Bridge in Ceredigion, Wales

The Devil's Bridge (Pont ar Fynach) is a Grade II* listed bridge spanning Afon Mynach, to the edge of the village of Devil's Bridge (named after the bridge), in Ceredigion, Wales. It is a unique structure, comprising three co-existing separate bridges built on top of one another. They date from different periods, with each new bridge built on top of the older one.

The oldest and lowest bridge of the three dates to possibly either the medieval period or the 16th century. The second bridge was constructed in 1753, and the newest bridge on top was constructed in 1901.

== Description of the three bridges ==
Devil's Bridge comprises three bridges that span Afon Mynach, a tributary of the Rheidol, to the east side of the village of Devil's Bridge. The bridge is unique in that three separate bridges are co-existent, each one built upon the previous bridge, with the previous structures not being demolished. The bridge carries the A4120 road over a gorge of Afon Mynach.

=== Oldest and lowest bridge ===
The oldest and lowest of the three bridges is of an uncertain date, possibly medieval or 16th century in origin. This lowest bridge of rubble stone has a single obtusely pointed arch standing 100 ft above the river level, and with stone voussoirs. It was later repaired or rebuilt in the mid 18th century for likely refacing, with it described in 1777 as "a few years since in a very ruinous state", indicating it may have been repaired following the construction of the 1753 bridge above it, possibly to help support it. It was said to have a span of merely 20 ft in 1777. In 1895, the old bridge was described as being cracked through its middle by frost, and a part of its southern side had fallen.

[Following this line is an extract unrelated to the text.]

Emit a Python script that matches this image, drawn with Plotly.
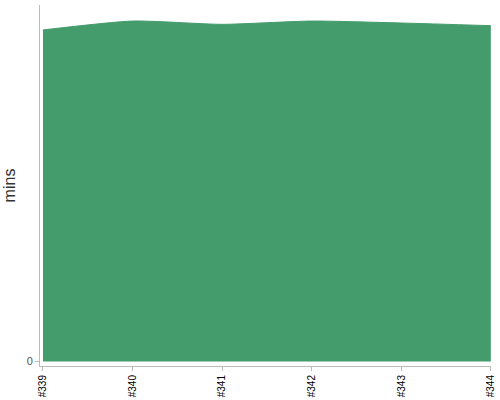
import plotly.graph_objects as go

categories = ["#339", "#340", "#341", "#342", "#343", "#344"]
values = [37.2, 38.2, 37.83, 38.2, 37.98, 37.68]

fig = go.Figure()
fig.add_trace(go.Scatter(
    x=list(range(len(categories))),
    y=values,
    mode="lines",
    fill="tozeroy",
    fillcolor="#449C6C",
    line=dict(color="#449C6C", width=1, shape="spline", smoothing=0.6),
    hoverinfo="skip",
))

fig.update_layout(
    width=500, height=400,
    margin=dict(l=40, r=9, t=5, b=34, autoexpand=False),
    paper_bgcolor="white", plot_bgcolor="white",
    showlegend=False,
    font=dict(family="Liberation Sans, Arial, sans-serif"),
)
fig.update_xaxes(
    range=[-0.033, 5.002],
    automargin=False,
    tickmode="array",
    tickvals=list(range(len(categories))),
    ticktext=categories,
    tickangle=-90,
    tickfont=dict(size=10, color="#000"),
    showgrid=False, zeroline=False,
    showline=True, linecolor="#bbb", linewidth=1,
    ticks="outside", ticklen=4, tickcolor="#bbb",
)
fig.update_yaxes(
    range=[-0.505, 40],
    automargin=False,
    tickmode="array", tickvals=[0], ticktext=["0"],
    tickfont=dict(size=11, color="#555"),
    showgrid=False, zeroline=False,
    showline=True, linecolor="#bbb", linewidth=1,
    ticks="outside", ticklen=4, tickcolor="#bbb",
    title=dict(text="mins", font=dict(size=16, color="#333"), standoff=7),
)

fig.write_html(
    "out.html",
    config={"displayModeBar": False},
    post_script="document.body.style.margin='0';document.body.style.padding='0';",
)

=== 18th century centre bridge ===
On top of the oldest bridge lies the arch of another bridge dating to 1753, which was built closely above the old one below, and raised the road level. It is also of rubble stone, though with an arch ring and deep masonry above. The 1753 bridge has a single ~60 ft segmental arch made of large squared stone courses and stone voussoirs at its ends. B. H. Malkin stated this second bridge was wider than the first. Thomas Johnes of Hafod changed the parapets and added cast-iron railings from Aberdare in 1814. In 1824, the arch was said to have been broken due to traffic, and underwent a repair in 1825.

=== 20th century top bridge ===
The newest and highest bridge dates to 1901, and being a metal structure built across the 1753 bridge. It was built by Cardiganshire County Council, who had rejected suggestions for the structure to have more "embellishments" that would increase its attractiveness. The county's surveyor, Roderick Lloyd designed the 1901 bridge, with it being made by Rees & Kirby of Morriston. Originally this metal bridge had iron or steel girders, but were replaced with a flat late 20th century concrete roadway on top of a decking of corrugated steel on two steel deep I-beams. Although the 1901 iron lattice railings were retained.
== History and legend ==
The river has been bridged since at least the 12th century, with a wooden bridge built c. 1075–1200. According to legend, it was built after an old woman lost her cow and saw it grazing on the other side of the river. The Devil appeared and agreed to build a bridge in return for the soul of the first living thing to cross it. When the bridge was finished, the old woman threw a crust of bread over the river, which her dog crossed the bridge to retrieve, thus becoming the first living thing to cross it. The devil was left with only the soul of the dog.

The lowest arch of the current bridge is possibly medieval, or dating to the 16th century. It is a stone arch, and the oldest part of the structure that is still standing. In 1753, the bridge was repaired, and a second stone arch was added when the original bridge was thought to be unstable. The builders used the original bridge to support scaffolding during construction and added a second arch. In 1901, an iron bridge was erected above the older arches, and eliminated the slope in the roadway. In 1971, the steelwork and railings were repaired and the bridge was strengthened.

The bridge is at a point where Afon Mynach drops 90 m in five steps down a steep and narrow ravine before it meets Afon Rheidol. The set of stone steps, known as Jacob's Ladder, a circular walk for tourists, leads down to a modern metal bridge below the waterfalls.